Peter Eisentraut wrote:
> Bruce Momjian wrote:
>> In testing an SSL patch, I found that if I use 'sslmode=require' in the
>> libpq connection string, it does not use SSL over a unix-domain socket.
>>
>> libpq should either use SSL (which I don't think it can), or error out,
>> or we should at least document this behavior.
> 
> We discussed this before 8.3 already.  It might be time to address this
> now that the SSL support is being redesigned.
> 
> SSL over Unix-domain sockets with libpq works perfectly fine if you
> remove the code in libpq and/or the postmaster (forgot which exactly)
> that thinks that it doesn't work.

Well, "perfectly fine" I'm not sure. What would you verify the CN in the
certificate against, if there is no hostname?


And doing this CN verification would actually be the only reason you'd
want to use SSL over Unix sockets, I think. If we can figure out
something "reasonable" to do here, it might be worthwhile to support it.

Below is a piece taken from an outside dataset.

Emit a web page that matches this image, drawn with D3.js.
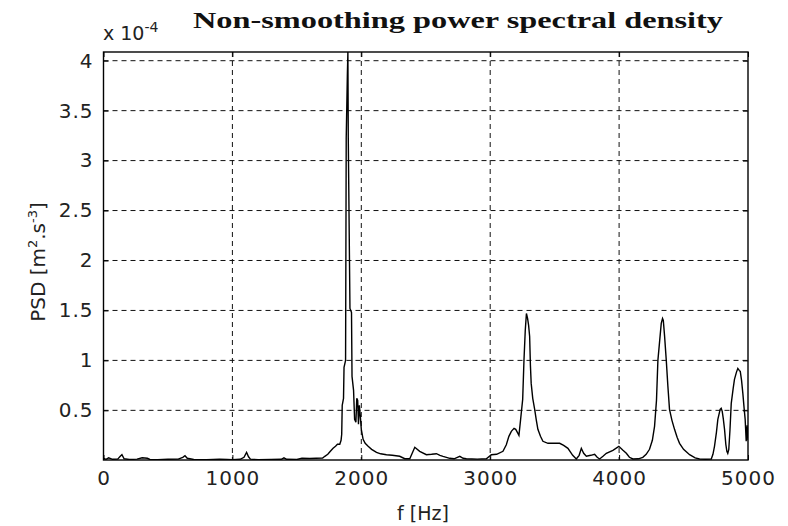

> The issue previously was the libpq defaults to sslmode=prefer and that
> would impose a noticeable connection initiation overhead on everyone's
> Unix-domain socket uses.  You could make it use SSL in require mode, but
> it seems weird that prefer mode would end up doing something different
> than require mode.
> 
> Maybe Magnus has an opinion on how we could make this fit into the new
> scheme of things.  I assume since we require certificates to be set up
> now, SSL will by default be off and so using it over Unix-domain sockets
> when enabled would not be in the common path, which was the objection
> previously.

The only difference is that we require certificate or CA on the client.
Well, not require, but by default request it. We have always required a
certificate on the server.

SSL is still controlled by the "ssl=on" on the server side primarily.